Nul n'ose d'ailleurs remettre en cause la légitimité populaire du Brexit et de l'initiative sur l'immigration de masse. Dans les deux cas, il s'agit de décisions démocratiques qui, selon le principe même de ladite démocratie, ont été prises en toute connaissance de cause. Sauf que c'est là que le bât blesse. Ni dans l'un ou l'autre des cas, la responsabilité politique n'a su s'accorder avec la responsabilité citoyenne. Les politiques ne se sont que trop démis de leur responsabilité, alors que les citoyens n'ont que trop peu endossé la leur.

Alors que durant l'hiver 2014 le débat portait sur le nombre des contingents étrangers en Suisse, personne ne voulait entendre les rares voix qui s'inquiétaient des possibles mesures de rétorsion que l'Union européenne pourrait prendre en cas de succès de l'initiative. Quant au vote sur le Brexit, il illustre parfaitement les mille et une mises en garde auxquelles David Cameron n'a pas prêté la moindre attention. Auréolé de son succès aux élections à la Chambre des communes de mai 2015, lorsqu'il remporta la majorité des sièges pour avoir aussi promis à ses électeurs conservateurs un possible référendum sur la sortie du Royaume-Uni de l'Union européenne, il était persuadé d'avoir réalisé un "beau coup". Sauf que treize mois plus tard, il se prit un énorme uppercut dans son plexus politique, faisant de plus un sale croche-patte à l'UE qui lui avait pourtant administré un traitement préventif pour calmer ses douleurs anti-européennes.
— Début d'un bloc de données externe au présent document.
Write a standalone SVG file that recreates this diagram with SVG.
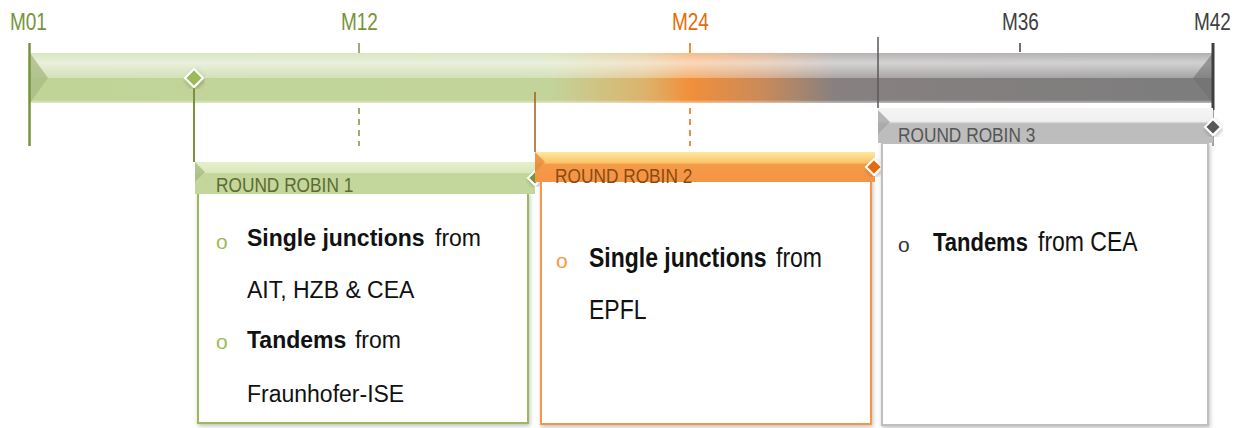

Quant à l'UDC, elle n'a pour seul courage que de se remettre au courage des négociateurs suisses. De retour de chacun de leurs déplacements auprès de la Commission européenne de Bruxelles, ils sont confrontés au même scénario qui ne varie pas d'un iota. Nos diplomates n'ont d'autre choix que de se conformer à leur témérité toute helvétique qui les contraint, consensus oblige, à demander un nouveau délai supplémentaire pour régler un dilemme qui, par définition, ne trouvera jamais de bonne solution.

Voulue et souvent désirée par leurs propres auteurs, cette irresponsabilité politique n'est pas à mettre sur le seul compte des élus et des partis. Elle est d'abord due aux électrices et électeurs qui les élisent. A ne vouloir jeter l'opprobre que sur Cameron ou sur l'UDC, trop nombreux sont ceux qui dédouanent la responsabilité de celles et ceux qui les ont placés aux postes de responsabilité. A craindre le pire, la démocratie actuelle ne serait alors que l'affrontement perpétuel des politiciens, responsables de tout, et des citoyens, responsables de rien. Ce serait là, ni plus ni moins, la négation de toute forme de citoyenneté. Mais rien ne laisse pourtant présager aujourd'hui qu'il puisse en être autrement. Ce triste constat est celui du 9 février 2014 de même que celui du Brexit. Chaque fois, ce sont les citoyens qui l'ont voulu. A eux maintenant d'en porter toutes les conséquences, car, on aurait presque oublié l'essentiel : la démocratie n'est pas faite que de droits, mais aussi de devoirs.

Gilbert Casasus

Gilbert Casasus est professeur émérite en Études européennes de l’Université de Fribourg. Politologue, diplômé de l’IEP de Lyon et docteur du Geschwister- Scholl-Institut de l’Université de Munich, il est spécialiste des processus historiques et politiques en Europe.